Type out the data exactly as given. Skip any image.

Supplied information -
• • • • •
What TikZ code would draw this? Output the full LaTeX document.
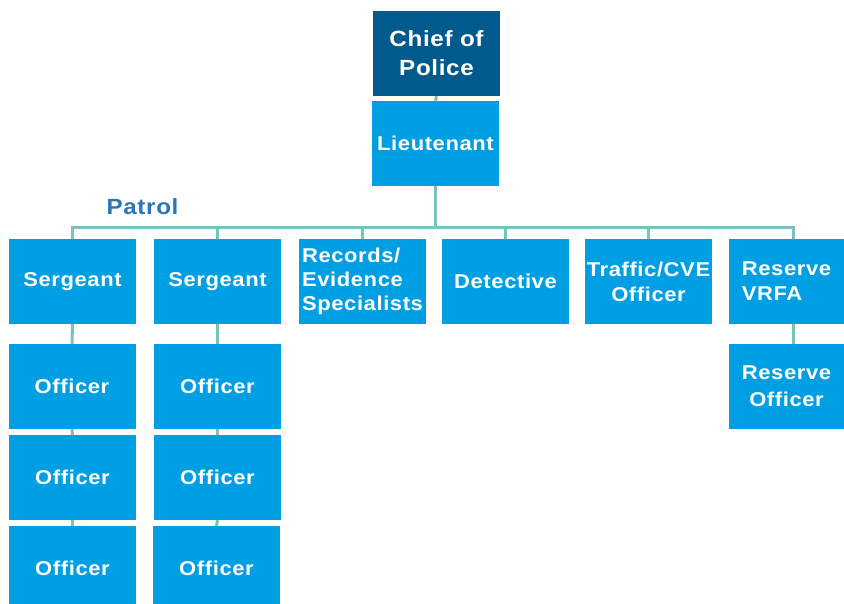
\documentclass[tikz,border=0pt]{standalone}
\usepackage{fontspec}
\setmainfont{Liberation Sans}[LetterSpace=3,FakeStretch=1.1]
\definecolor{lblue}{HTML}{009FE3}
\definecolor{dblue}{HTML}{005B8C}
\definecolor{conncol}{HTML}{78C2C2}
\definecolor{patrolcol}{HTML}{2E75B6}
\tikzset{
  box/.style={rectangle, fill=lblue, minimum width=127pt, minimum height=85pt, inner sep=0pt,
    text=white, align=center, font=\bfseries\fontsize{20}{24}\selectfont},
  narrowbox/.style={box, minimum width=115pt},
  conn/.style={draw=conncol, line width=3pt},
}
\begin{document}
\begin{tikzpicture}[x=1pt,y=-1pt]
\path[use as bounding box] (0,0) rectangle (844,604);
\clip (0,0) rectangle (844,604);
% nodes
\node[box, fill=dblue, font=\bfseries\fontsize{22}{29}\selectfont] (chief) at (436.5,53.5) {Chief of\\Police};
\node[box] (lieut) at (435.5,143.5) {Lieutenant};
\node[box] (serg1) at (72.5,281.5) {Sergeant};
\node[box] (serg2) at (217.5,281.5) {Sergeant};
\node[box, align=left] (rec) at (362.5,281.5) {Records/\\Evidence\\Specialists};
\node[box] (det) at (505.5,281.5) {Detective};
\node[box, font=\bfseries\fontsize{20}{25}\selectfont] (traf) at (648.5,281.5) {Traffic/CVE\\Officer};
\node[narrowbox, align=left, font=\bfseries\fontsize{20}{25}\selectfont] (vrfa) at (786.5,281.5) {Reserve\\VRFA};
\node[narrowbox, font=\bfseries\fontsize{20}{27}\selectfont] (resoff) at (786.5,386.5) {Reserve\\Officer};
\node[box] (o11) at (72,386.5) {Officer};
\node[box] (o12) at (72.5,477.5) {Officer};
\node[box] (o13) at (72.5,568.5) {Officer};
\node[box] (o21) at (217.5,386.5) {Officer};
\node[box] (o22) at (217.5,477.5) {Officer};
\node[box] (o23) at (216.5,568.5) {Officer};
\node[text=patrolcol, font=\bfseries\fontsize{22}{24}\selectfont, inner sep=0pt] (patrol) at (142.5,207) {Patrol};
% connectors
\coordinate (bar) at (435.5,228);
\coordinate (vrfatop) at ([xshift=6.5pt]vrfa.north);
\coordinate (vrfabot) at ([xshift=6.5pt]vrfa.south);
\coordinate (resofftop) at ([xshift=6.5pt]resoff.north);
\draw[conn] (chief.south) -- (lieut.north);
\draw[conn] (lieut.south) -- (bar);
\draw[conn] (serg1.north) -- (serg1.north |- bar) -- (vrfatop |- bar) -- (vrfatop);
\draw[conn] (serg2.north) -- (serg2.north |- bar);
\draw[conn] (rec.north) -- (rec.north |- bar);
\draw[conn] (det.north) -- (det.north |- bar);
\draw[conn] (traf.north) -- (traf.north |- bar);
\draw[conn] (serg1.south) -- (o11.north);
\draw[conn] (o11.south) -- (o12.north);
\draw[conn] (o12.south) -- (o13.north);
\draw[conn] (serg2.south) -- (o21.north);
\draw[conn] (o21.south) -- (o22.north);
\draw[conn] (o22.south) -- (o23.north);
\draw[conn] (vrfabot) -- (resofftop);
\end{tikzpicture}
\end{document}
• • • • •
Response -
What TikZ code would draw this? Output the full LaTeX document.
\documentclass[tikz,border=0pt]{standalone}
\usepackage{fontspec}
\setmainfont{Liberation Sans}[LetterSpace=3,FakeStretch=1.1]
\definecolor{lblue}{HTML}{009FE3}
\definecolor{dblue}{HTML}{005B8C}
\definecolor{conncol}{HTML}{78C2C2}
\definecolor{patrolcol}{HTML}{2E75B6}
\tikzset{
  box/.style={rectangle, fill=lblue, minimum width=127pt, minimum height=85pt, inner sep=0pt,
    text=white, align=center, font=\bfseries\fontsize{20}{24}\selectfont},
  narrowbox/.style={box, minimum width=115pt},
  conn/.style={draw=conncol, line width=3pt},
}
\begin{document}
\begin{tikzpicture}[x=1pt,y=-1pt]
\path[use as bounding box] (0,0) rectangle (844,604);
\clip (0,0) rectangle (844,604);
% nodes
\node[box, fill=dblue, font=\bfseries\fontsize{22}{29}\selectfont] (chief) at (436.5,53.5) {Chief of\\Police};
\node[box] (lieut) at (435.5,143.5) {Lieutenant};
\node[box] (serg1) at (72.5,281.5) {Sergeant};
\node[box] (serg2) at (217.5,281.5) {Sergeant};
\node[box, align=left] (rec) at (362.5,281.5) {Records/\\Evidence\\Specialists};
\node[box] (det) at (505.5,281.5) {Detective};
\node[box, font=\bfseries\fontsize{20}{25}\selectfont] (traf) at (648.5,281.5) {Traffic/CVE\\Officer};
\node[narrowbox, align=left, font=\bfseries\fontsize{20}{25}\selectfont] (vrfa) at (786.5,281.5) {Reserve\\VRFA};
\node[narrowbox, font=\bfseries\fontsize{20}{27}\selectfont] (resoff) at (786.5,386.5) {Reserve\\Officer};
\node[box] (o11) at (72,386.5) {Officer};
\node[box] (o12) at (72.5,477.5) {Officer};
\node[box] (o13) at (72.5,568.5) {Officer};
\node[box] (o21) at (217.5,386.5) {Officer};
\node[box] (o22) at (217.5,477.5) {Officer};
\node[box] (o23) at (216.5,568.5) {Officer};
\node[text=patrolcol, font=\bfseries\fontsize{22}{24}\selectfont, inner sep=0pt] (patrol) at (142.5,207) {Patrol};
% connectors
\coordinate (bar) at (435.5,228);
\coordinate (vrfatop) at ([xshift=6.5pt]vrfa.north);
\coordinate (vrfabot) at ([xshift=6.5pt]vrfa.south);
\coordinate (resofftop) at ([xshift=6.5pt]resoff.north);
\draw[conn] (chief.south) -- (lieut.north);
\draw[conn] (lieut.south) -- (bar);
\draw[conn] (serg1.north) -- (serg1.north |- bar) -- (vrfatop |- bar) -- (vrfatop);
\draw[conn] (serg2.north) -- (serg2.north |- bar);
\draw[conn] (rec.north) -- (rec.north |- bar);
\draw[conn] (det.north) -- (det.north |- bar);
\draw[conn] (traf.north) -- (traf.north |- bar);
\draw[conn] (serg1.south) -- (o11.north);
\draw[conn] (o11.south) -- (o12.north);
\draw[conn] (o12.south) -- (o13.north);
\draw[conn] (serg2.south) -- (o21.north);
\draw[conn] (o21.south) -- (o22.north);
\draw[conn] (o22.south) -- (o23.north);
\draw[conn] (vrfabot) -- (resofftop);
\end{tikzpicture}
\end{document}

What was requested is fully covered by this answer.